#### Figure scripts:
[BEGIN]

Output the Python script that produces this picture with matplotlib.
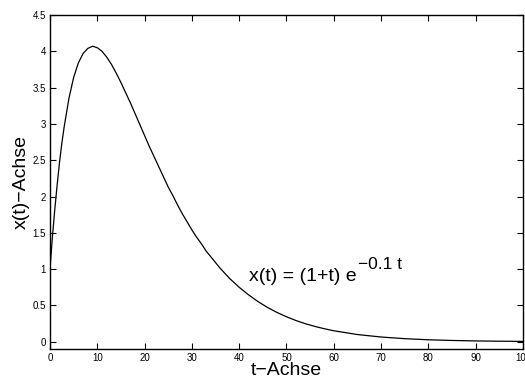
import matplotlib
matplotlib.use("Agg")
import matplotlib.pyplot as plt

plt.rcParams['font.family'] = ['Liberation Sans', 'DejaVu Sans']

# curve samples
t_vals = [0, 0.25, 0.5, 0.75, 1, 1.5, 2, 2.5, 3, 4, 5, 6, 7, 8, 9, 10,
          11, 12, 13, 14, 15, 16, 17, 18, 19, 20,
          21, 22, 23, 24, 25, 26, 27, 28, 29, 30,
          31, 32, 33, 34, 35, 36, 37, 38, 39, 40,
          42, 44, 46, 48, 50, 52, 54, 56, 58, 60,
          65, 70, 75, 80, 85, 90, 95, 100]
x_vals = [1.00, 1.22, 1.43, 1.62, 1.81, 2.15, 2.46, 2.73, 2.96, 3.35, 3.64, 3.84, 3.97, 4.04, 4.07, 4.05,
          4.00, 3.92, 3.82, 3.70, 3.57, 3.43, 3.29, 3.14, 2.99, 2.84,
          2.69, 2.55, 2.41, 2.27, 2.13, 2.01, 1.88, 1.76, 1.65, 1.54,
          1.44, 1.35, 1.25, 1.17, 1.09, 1.01, 0.94, 0.87, 0.81, 0.75,
          0.645, 0.552, 0.472, 0.403, 0.344, 0.292, 0.248, 0.211, 0.179, 0.151,
          0.099, 0.065, 0.042, 0.027, 0.0175, 0.011, 0.0072, 0.0046]

x_ticks = [0, 10, 20, 30, 40, 50, 60, 70, 80, 90, 100]
y_ticks = [0, 0.5, 1, 1.5, 2, 2.5, 3, 3.5, 4, 4.5]
y_tick_labels = ['0', '0.5', '1', '1.5', '2', '2.5', '3', '3.5', '4', '4.5']

fig = plt.figure(figsize=(5.25, 3.83), dpi=100)
ax = fig.add_axes([0.0952, 0.0888, 0.9010, 0.8720])

ax.plot(t_vals, x_vals, color='black', linewidth=0.9)

ax.set_xlim(0, 100)
ax.set_ylim(-0.1, 4.5)
ax.set_xticks(x_ticks)
ax.set_yticks(y_ticks)
ax.set_yticklabels(y_tick_labels)
ax.tick_params(direction='in', top=True, right=True, labelsize=7, length=4, width=0.8, pad=3)
for s in ax.spines.values():
    s.set_linewidth(1.0)

ax.set_xlabel('t\u2212Achse', fontsize=14, labelpad=-1)
ax.set_ylabel('x(t)\u2212Achse', fontsize=14, labelpad=2)

# formula label, exponent as a separate raised text
main = ax.text(42, 0.83, 'x(t) = (1+t) e', fontsize=14, va='baseline')
ax.annotate('\u22120.1 t', xy=(1, 0), xycoords=main, xytext=(1.5, 11.5),
            textcoords='offset points', fontsize=12.5, va='baseline')

fig.savefig('out.png', dpi=100)
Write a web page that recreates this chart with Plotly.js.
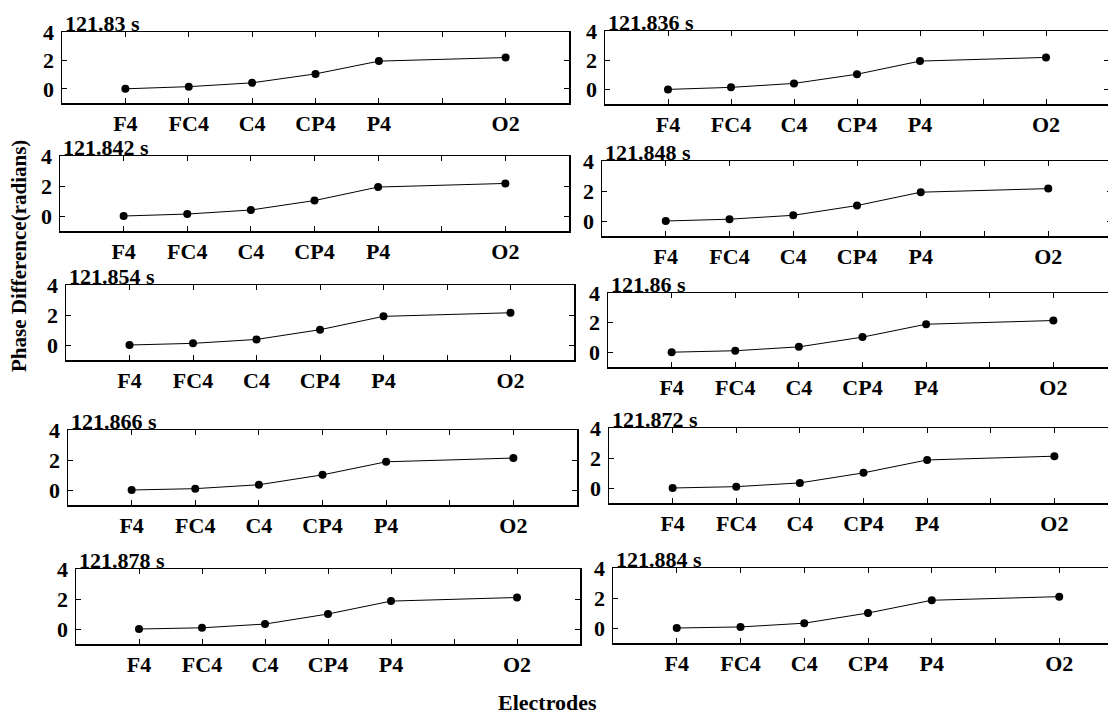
<!DOCTYPE html>
<html>
<head>
<meta charset="utf-8">
<script src="https://cdn.plot.ly/plotly-3.0.1.min.js"></script>
<style>
html,body{margin:0;padding:0;overflow:hidden;background:#fff;}
#chart{width:1130px;height:716px;}
</style>
</head>
<body>
<div id="chart"></div>
<script>
// ---- data ----
const electrodes = ["F4", "FC4", "C4", "CP4", "P4", "O2"];
const electrodePos = [1, 2, 3, 4, 5, 7];
const tickPositions = [1, 2, 3, 4, 5, 6, 7];
const tickLabels = ["F4", "FC4", "C4", "CP4", "P4", "", "O2"];
const yTickValues = [0, 2, 4];
const timeLabels = ["121.83 s", "121.836 s", "121.842 s", "121.848 s", "121.854 s",
                    "121.86 s", "121.866 s", "121.872 s", "121.878 s", "121.884 s"];
const phase_121830 = [0, 0.15, 0.42, 1.05, 1.95, 2.20];
const phase_121836 = [0, 0.14, 0.41, 1.04, 1.94, 2.19];
const phase_121842 = [0, 0.13, 0.40, 1.03, 1.93, 2.17];
const phase_121848 = [0, 0.12, 0.38, 1.03, 1.92, 2.16];
const phase_121854 = [0, 0.11, 0.37, 1.02, 1.91, 2.15];
const phase_121860 = [0, 0.10, 0.36, 1.02, 1.89, 2.14];
const phase_121866 = [0, 0.09, 0.35, 1.01, 1.88, 2.13];
const phase_121872 = [0, 0.09, 0.34, 1.01, 1.87, 2.12];
const phase_121878 = [0, 0.08, 0.33, 1.00, 1.86, 2.10];
const phase_121884 = [0, 0.07, 0.32, 1.00, 1.85, 2.09];
const series = [phase_121830, phase_121836, phase_121842, phase_121848, phase_121854,
                phase_121860, phase_121866, phase_121872, phase_121878, phase_121884];

// ---- layout (pixel boxes: left, right, top, bottom) ----
const W = 1130, H = 716;
const boxes = [
  [62, 569, 32, 103], [605, 1109, 31, 104],
  [60, 569, 156, 231], [602, 1112, 161, 236],
  [66, 574, 285, 360], [608, 1117, 293, 367],
  [68, 577, 430, 505], [609, 1118, 428, 503],
  [76, 580, 569, 644], [613, 1123, 568, 643]
];
const FONT = "Liberation Serif";

const traces = [];
const layout = {
  width: W, height: H,
  margin: {l: 0, r: 0, t: 0, b: 0},
  paper_bgcolor: "#fff", plot_bgcolor: "#fff",
  showlegend: false,
  font: {family: FONT, size: 22, color: "#000", weight: 700},
  annotations: []
};

series.forEach((vals, i) => {
  const n = i + 1;
  const xa = "x" + (n === 1 ? "" : n), ya = "y" + (n === 1 ? "" : n);
  traces.push({
    x: electrodePos, y: vals, text: electrodes, xaxis: xa, yaxis: ya,
    type: "scatter", mode: "lines+markers",
    line: {color: "#000", width: 1},
    marker: {color: "#000", size: 8},
    hoverinfo: "text+y"
  });
  const b = boxes[i];
  const axCommon = {
    showline: true, linecolor: "#000", linewidth: 1.5, mirror: "ticks",
    ticks: "inside", ticklen: 5, tickwidth: 1, tickcolor: "#000",
    showgrid: false, zeroline: false, fixedrange: true,
    tickfont: {family: FONT, size: 22, color: "#000", weight: 700}
  };
  layout["xaxis" + (n === 1 ? "" : n)] = Object.assign({}, axCommon, {
    domain: [b[0] / W, b[1] / W], anchor: ya,
    range: [0, 8], tickmode: "array", tickvals: tickPositions, ticktext: tickLabels,
    ticklabelstandoff: 0
  });
  layout["yaxis" + (n === 1 ? "" : n)] = Object.assign({}, axCommon, {
    domain: [1 - b[3] / H, 1 - b[2] / H], anchor: xa,
    range: [-1, 4], tickmode: "array", tickvals: yTickValues,
    ticktext: yTickValues.map(String), ticklabelstandoff: 2
  });
  layout.annotations.push({
    text: timeLabels[i], showarrow: false,
    xref: xa + " domain", yref: ya + " domain", x: 0, y: 1,
    xanchor: "left", yanchor: "bottom", xshift: 1, yshift: -6,
    font: {family: FONT, size: 22, color: "#000", weight: 700}
  });
});

layout.annotations.push({
  text: "Phase Difference(radians)", showarrow: false, textangle: -90,
  xref: "paper", yref: "paper", x: 19 / W, y: 1 - 256 / H,
  xanchor: "center", yanchor: "middle",
  font: {family: FONT, size: 21, color: "#000", weight: 700}
});
layout.annotations.push({
  text: "Electrodes", showarrow: false,
  xref: "paper", yref: "paper", x: 547 / W, y: 1 - 702 / H,
  xanchor: "center", yanchor: "middle",
  font: {family: FONT, size: 22, color: "#000", weight: 700}
});

Plotly.newPlot("chart", traces, layout, {displayModeBar: false, staticPlot: true});
</script>
</body>
</html>
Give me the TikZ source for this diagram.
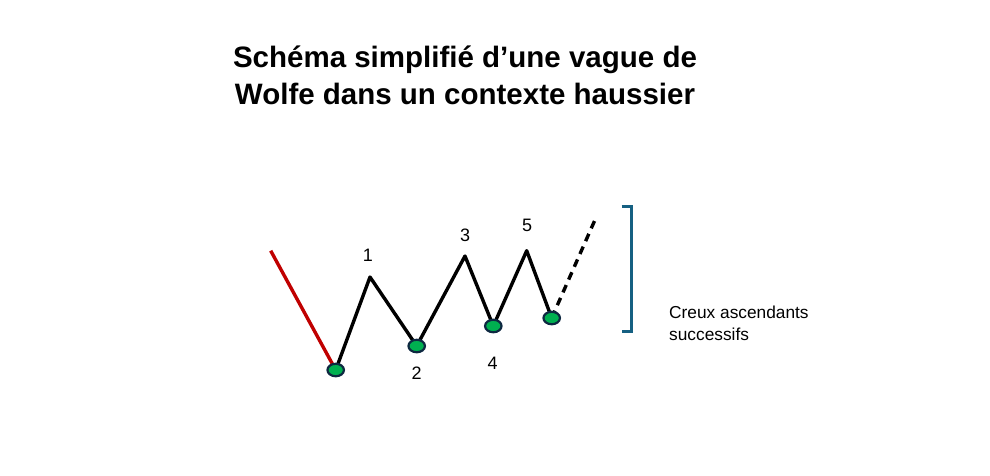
\documentclass[tikz,border=0pt]{standalone}
\usepackage{fontspec}
\setmainfont{Liberation Sans}
\usetikzlibrary{shapes.geometric}
\definecolor{vert}{HTML}{00B050}
\definecolor{rouge}{HTML}{C00000}
\definecolor{bleu}{HTML}{156082}
\definecolor{contour}{HTML}{0E2841}
\begin{document}
\begin{tikzpicture}[x=1pt,y=-1pt,
  trait/.style={line width=3.4pt, black, line join=round},
  creux/.style={ellipse, draw=contour, fill=vert, line width=2.2pt, minimum width=16.5pt, minimum height=12.5pt, inner sep=0pt},
  chiffre/.style={font=\fontsize{18}{20}\selectfont, inner sep=0pt}]
\useasboundingbox (0,0) rectangle (990,475);
\node[font=\fontsize{29.5}{37.5}\selectfont\bfseries, align=center, inner sep=0pt] (titre) at (465,75.5) {Schéma simplifié d’une vague de\\Wolfe dans un contexte haussier};
% points de la vague
\coordinate (A) at (270.7,250.7);
\coordinate (T0) at (335.7,370);
\coordinate (P1) at (370,277);
\coordinate (T2) at (416.7,346);
\coordinate (P3) at (465,256);
\coordinate (T4) at (493.3,326);
\coordinate (P5) at (526.7,250.7);
\coordinate (T6) at (551.7,318);
\coordinate (E) at (596.7,216);
\draw[line width=3.4pt, rouge] (A) -- (T0);
\draw[trait] (T0) -- (P1) -- (T2) -- (P3) -- (T4) -- (P5) -- (T6);
\draw[trait, dash pattern=on 8pt off 6pt] (T6) -- (E);
\node[creux] (c0) at (T0) {};
\node[creux] (c2) at (T2) {};
\node[creux] (c4) at (T4) {};
\node[creux] (c6) at (T6) {};
\node[chiffre] (n1) at (368,255) {1};
\node[chiffre] (n2) at (416.7,373) {2};
\node[chiffre] (n3) at (465,235) {3};
\node[chiffre] (n4) at (492.7,363) {4};
\node[chiffre] (n5) at (527,225) {5};
% crochet
\coordinate (H) at (621.7,206.7);
\coordinate (B) at (621.7,331.7);
\draw[line width=3pt, bleu] (H) -- ++(10,0) |- (B);
\node[anchor=north west, align=left, inner sep=0pt, font=\fontsize{17.3}{21.7}\selectfont] (texte) at (669,306) {Creux ascendants\\successifs};
\end{tikzpicture}
\end{document}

[END]

Quote precisely the lines of the data from the line containing "Give me the TikZ source for this diagram." through its final line, both included, excluding pictures.

Give me the TikZ source for this diagram.
\documentclass[tikz,border=0pt]{standalone}
\usepackage{fontspec}
\setmainfont{Liberation Sans}
\usetikzlibrary{shapes.geometric}
\definecolor{vert}{HTML}{00B050}
\definecolor{rouge}{HTML}{C00000}
\definecolor{bleu}{HTML}{156082}
\definecolor{contour}{HTML}{0E2841}
\begin{document}
\begin{tikzpicture}[x=1pt,y=-1pt,
  trait/.style={line width=3.4pt, black, line join=round},
  creux/.style={ellipse, draw=contour, fill=vert, line width=2.2pt, minimum width=16.5pt, minimum height=12.5pt, inner sep=0pt},
  chiffre/.style={font=\fontsize{18}{20}\selectfont, inner sep=0pt}]
\useasboundingbox (0,0) rectangle (990,475);
\node[font=\fontsize{29.5}{37.5}\selectfont\bfseries, align=center, inner sep=0pt] (titre) at (465,75.5) {Schéma simplifié d’une vague de\\Wolfe dans un contexte haussier};
% points de la vague
\coordinate (A) at (270.7,250.7);
\coordinate (T0) at (335.7,370);
\coordinate (P1) at (370,277);
\coordinate (T2) at (416.7,346);
\coordinate (P3) at (465,256);
\coordinate (T4) at (493.3,326);
\coordinate (P5) at (526.7,250.7);
\coordinate (T6) at (551.7,318);
\coordinate (E) at (596.7,216);
\draw[line width=3.4pt, rouge] (A) -- (T0);
\draw[trait] (T0) -- (P1) -- (T2) -- (P3) -- (T4) -- (P5) -- (T6);
\draw[trait, dash pattern=on 8pt off 6pt] (T6) -- (E);
\node[creux] (c0) at (T0) {};
\node[creux] (c2) at (T2) {};
\node[creux] (c4) at (T4) {};
\node[creux] (c6) at (T6) {};
\node[chiffre] (n1) at (368,255) {1};
\node[chiffre] (n2) at (416.7,373) {2};
\node[chiffre] (n3) at (465,235) {3};
\node[chiffre] (n4) at (492.7,363) {4};
\node[chiffre] (n5) at (527,225) {5};
% crochet
\coordinate (H) at (621.7,206.7);
\coordinate (B) at (621.7,331.7);
\draw[line width=3pt, bleu] (H) -- ++(10,0) |- (B);
\node[anchor=north west, align=left, inner sep=0pt, font=\fontsize{17.3}{21.7}\selectfont] (texte) at (669,306) {Creux ascendants\\successifs};
\end{tikzpicture}
\end{document}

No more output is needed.